As surely as A&R people follow a bandwagon, an album follows a remember-us-we're-back single. And so Doves follow up their relatively upbeat single Black and White Town with the album it comes from: Some Cities.
Kitty Empire at The Observer is equivocal. She dismantles the misconceptions expressed by the likes of Londonist in the first paragraph that Doves are a dour bunch, leading one to think she's about to deliver a shining review. However, she goes on to say, "Although it will doubtless be regarded warmly come next December's best-of lists, this still isn't a great album, merely a pleasant one.". The Observer's sister paper, The Guardian, gives a similarly average review.
The Independent is more enthusiastic (and somewhat scatching about Athlete and Feeder along the way) giving the album 4 stars. "Doves have quietly slipped in to fill the gap with the kind of album that may usurp Coldplay's position as kings of melodic melancholy."
The Kills' last album, Keep On Your Mean Side, was entertaining, in a sparse, depressing, 'definitely don't listen to this album when alone at home feeling very lonely' kind of way. So definitely not a band to confuse with 'band with a very shouty lead singer' The Killers. The BBC isn't too fond of their new album No Wow, however. They see too many echoes of PJ Harvey and The White Stripes, concluding that "There is pleasure to be found in No Wow, though next time they'd be better off using their own voice."
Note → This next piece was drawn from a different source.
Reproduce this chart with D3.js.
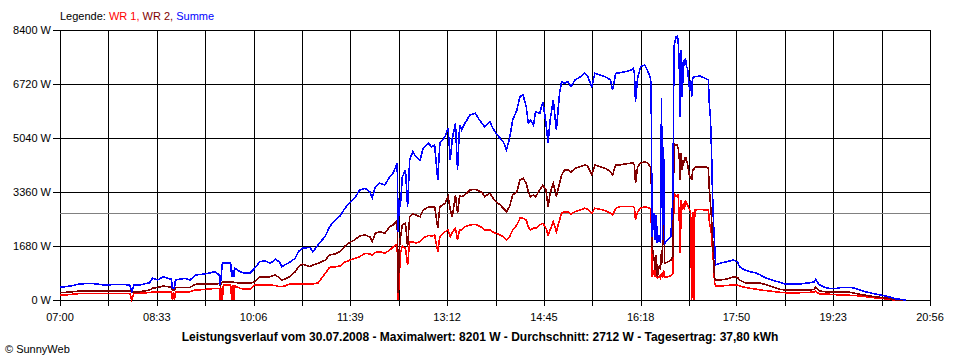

The Guardian is similiarly unenthusiastic, although giving the album the same rating as it gave Doves - 3 stars. The Independent has an interview with The Kills but true to its name, doesn't let this affect its review, giving the album a measly 2 stars. "It's not so much wow as ho-hum. Musically, their self-imposed imperative of the most basic, stripped-down sound possible simply denudes their songs of what little interest they may have triggered in the first place."
Not so good, then, although there's a dissenting voice with Drowned In Sound's review giving the album 4 out of 5. "Despondency shouldn't sound this good," they reckon.